### Short exercise
Reproduce the listing below from the line with "What Bokeh code" to the line with "from bokeh.core.properties import value", both lines included, character for character, minus any pictures.

### Record extracts
## Start
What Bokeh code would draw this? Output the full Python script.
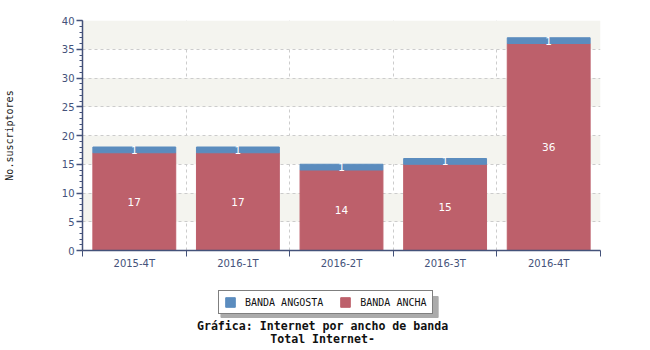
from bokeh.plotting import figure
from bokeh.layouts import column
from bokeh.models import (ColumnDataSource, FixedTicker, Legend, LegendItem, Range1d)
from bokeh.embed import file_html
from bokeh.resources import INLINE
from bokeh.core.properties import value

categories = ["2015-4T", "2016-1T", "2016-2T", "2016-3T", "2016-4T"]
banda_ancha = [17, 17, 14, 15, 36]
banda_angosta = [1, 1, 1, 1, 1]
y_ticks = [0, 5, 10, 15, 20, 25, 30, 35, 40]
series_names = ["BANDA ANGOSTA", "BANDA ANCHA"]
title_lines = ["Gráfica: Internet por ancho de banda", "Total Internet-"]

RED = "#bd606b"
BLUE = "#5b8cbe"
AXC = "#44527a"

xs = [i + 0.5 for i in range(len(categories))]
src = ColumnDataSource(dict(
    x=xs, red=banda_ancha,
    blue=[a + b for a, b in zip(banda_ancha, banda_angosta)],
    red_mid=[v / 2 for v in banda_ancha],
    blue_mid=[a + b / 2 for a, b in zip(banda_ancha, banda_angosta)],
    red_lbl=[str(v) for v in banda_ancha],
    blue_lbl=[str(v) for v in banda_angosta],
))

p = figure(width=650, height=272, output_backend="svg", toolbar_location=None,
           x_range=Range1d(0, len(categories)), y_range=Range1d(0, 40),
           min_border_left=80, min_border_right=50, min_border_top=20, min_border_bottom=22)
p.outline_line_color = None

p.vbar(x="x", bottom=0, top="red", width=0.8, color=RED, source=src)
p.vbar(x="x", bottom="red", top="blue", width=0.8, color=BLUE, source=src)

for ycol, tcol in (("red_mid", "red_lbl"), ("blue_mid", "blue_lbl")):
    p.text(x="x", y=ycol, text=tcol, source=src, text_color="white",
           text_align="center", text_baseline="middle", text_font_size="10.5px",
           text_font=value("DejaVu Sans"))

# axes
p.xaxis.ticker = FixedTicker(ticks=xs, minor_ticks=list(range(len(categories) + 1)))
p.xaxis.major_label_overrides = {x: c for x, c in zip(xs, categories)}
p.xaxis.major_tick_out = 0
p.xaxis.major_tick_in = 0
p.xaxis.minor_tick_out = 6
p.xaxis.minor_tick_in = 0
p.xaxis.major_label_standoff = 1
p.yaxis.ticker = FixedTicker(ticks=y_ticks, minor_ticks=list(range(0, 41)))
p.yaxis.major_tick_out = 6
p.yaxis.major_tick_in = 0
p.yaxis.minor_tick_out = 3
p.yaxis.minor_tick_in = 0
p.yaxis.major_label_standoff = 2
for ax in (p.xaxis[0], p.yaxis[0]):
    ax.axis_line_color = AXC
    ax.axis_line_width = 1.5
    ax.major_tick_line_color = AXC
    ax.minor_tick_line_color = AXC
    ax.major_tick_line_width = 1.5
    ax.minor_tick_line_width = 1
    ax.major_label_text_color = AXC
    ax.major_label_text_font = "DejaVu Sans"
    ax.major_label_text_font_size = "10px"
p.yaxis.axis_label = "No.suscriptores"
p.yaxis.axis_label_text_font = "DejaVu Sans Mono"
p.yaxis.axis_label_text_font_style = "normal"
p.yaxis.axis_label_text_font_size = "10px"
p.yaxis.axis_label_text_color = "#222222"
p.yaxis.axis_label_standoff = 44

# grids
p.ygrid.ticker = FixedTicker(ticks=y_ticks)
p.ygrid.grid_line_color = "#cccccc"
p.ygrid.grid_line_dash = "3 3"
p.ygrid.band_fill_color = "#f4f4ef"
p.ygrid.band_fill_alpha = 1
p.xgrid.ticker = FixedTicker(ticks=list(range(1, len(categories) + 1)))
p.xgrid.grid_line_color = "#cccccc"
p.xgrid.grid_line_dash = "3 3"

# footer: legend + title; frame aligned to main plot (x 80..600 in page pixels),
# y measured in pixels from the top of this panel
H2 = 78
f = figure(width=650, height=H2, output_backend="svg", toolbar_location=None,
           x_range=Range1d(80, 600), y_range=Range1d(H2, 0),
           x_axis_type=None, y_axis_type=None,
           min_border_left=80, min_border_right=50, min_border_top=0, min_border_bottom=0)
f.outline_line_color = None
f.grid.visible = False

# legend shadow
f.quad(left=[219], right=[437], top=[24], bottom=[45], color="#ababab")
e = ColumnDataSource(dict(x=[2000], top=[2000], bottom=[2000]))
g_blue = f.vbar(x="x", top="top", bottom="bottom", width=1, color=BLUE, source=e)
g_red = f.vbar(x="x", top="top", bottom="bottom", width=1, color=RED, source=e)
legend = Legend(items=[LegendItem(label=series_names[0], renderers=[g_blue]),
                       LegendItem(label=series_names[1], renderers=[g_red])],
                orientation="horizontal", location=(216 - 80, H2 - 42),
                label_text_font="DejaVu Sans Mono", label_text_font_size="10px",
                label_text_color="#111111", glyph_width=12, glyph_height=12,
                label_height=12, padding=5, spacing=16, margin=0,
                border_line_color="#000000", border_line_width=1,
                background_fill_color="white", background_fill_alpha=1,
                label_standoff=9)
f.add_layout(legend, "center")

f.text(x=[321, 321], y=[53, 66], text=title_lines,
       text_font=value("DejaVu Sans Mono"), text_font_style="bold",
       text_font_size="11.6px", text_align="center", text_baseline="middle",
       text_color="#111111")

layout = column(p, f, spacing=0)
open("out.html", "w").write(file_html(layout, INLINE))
## End
## Start
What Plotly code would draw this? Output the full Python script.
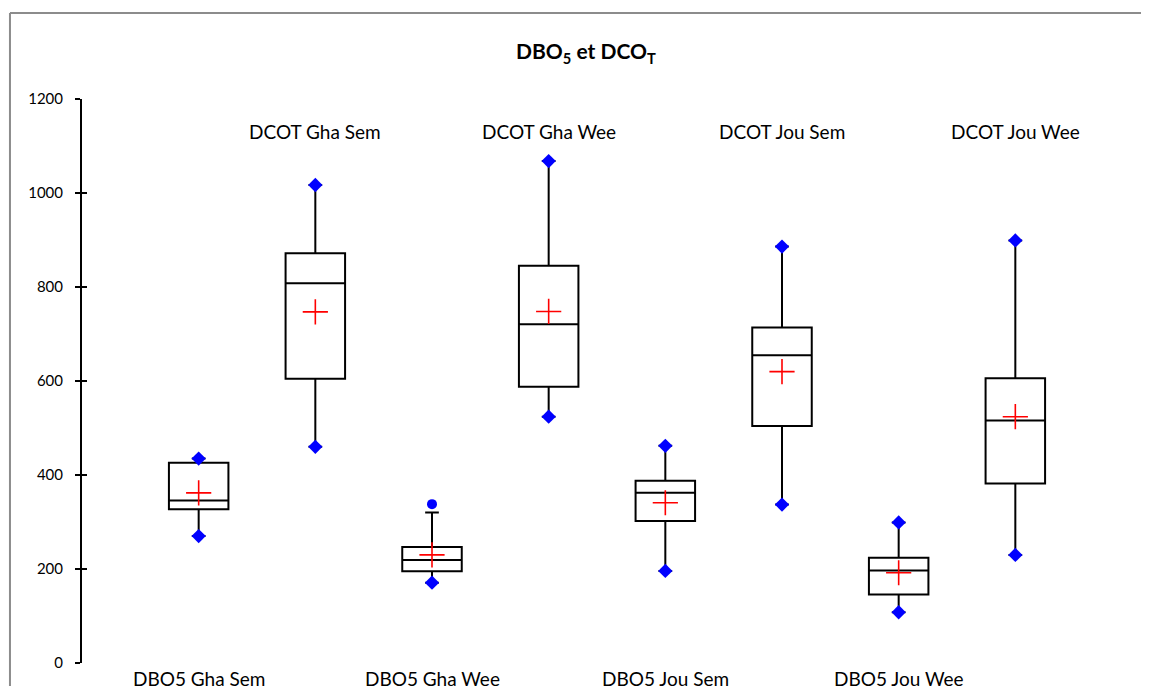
## End
## Start
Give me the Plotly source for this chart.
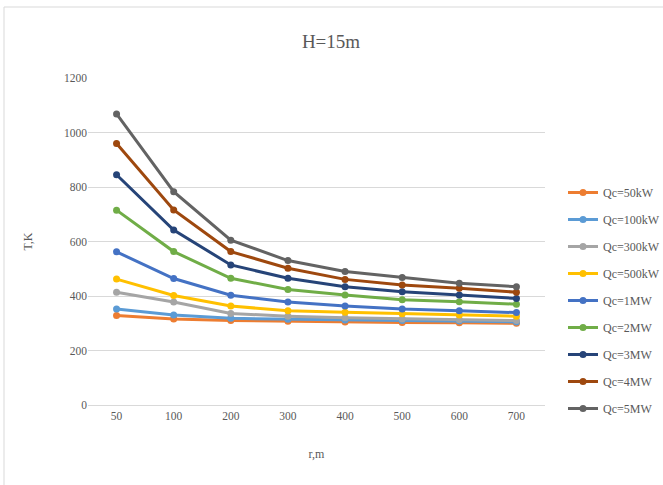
## End
### Finished answer
What Bokeh code would draw this? Output the full Python script.
from bokeh.plotting import figure
from bokeh.layouts import column
from bokeh.models import (ColumnDataSource, FixedTicker, Legend, LegendItem, Range1d)
from bokeh.embed import file_html
from bokeh.resources import INLINE
from bokeh.core.properties import value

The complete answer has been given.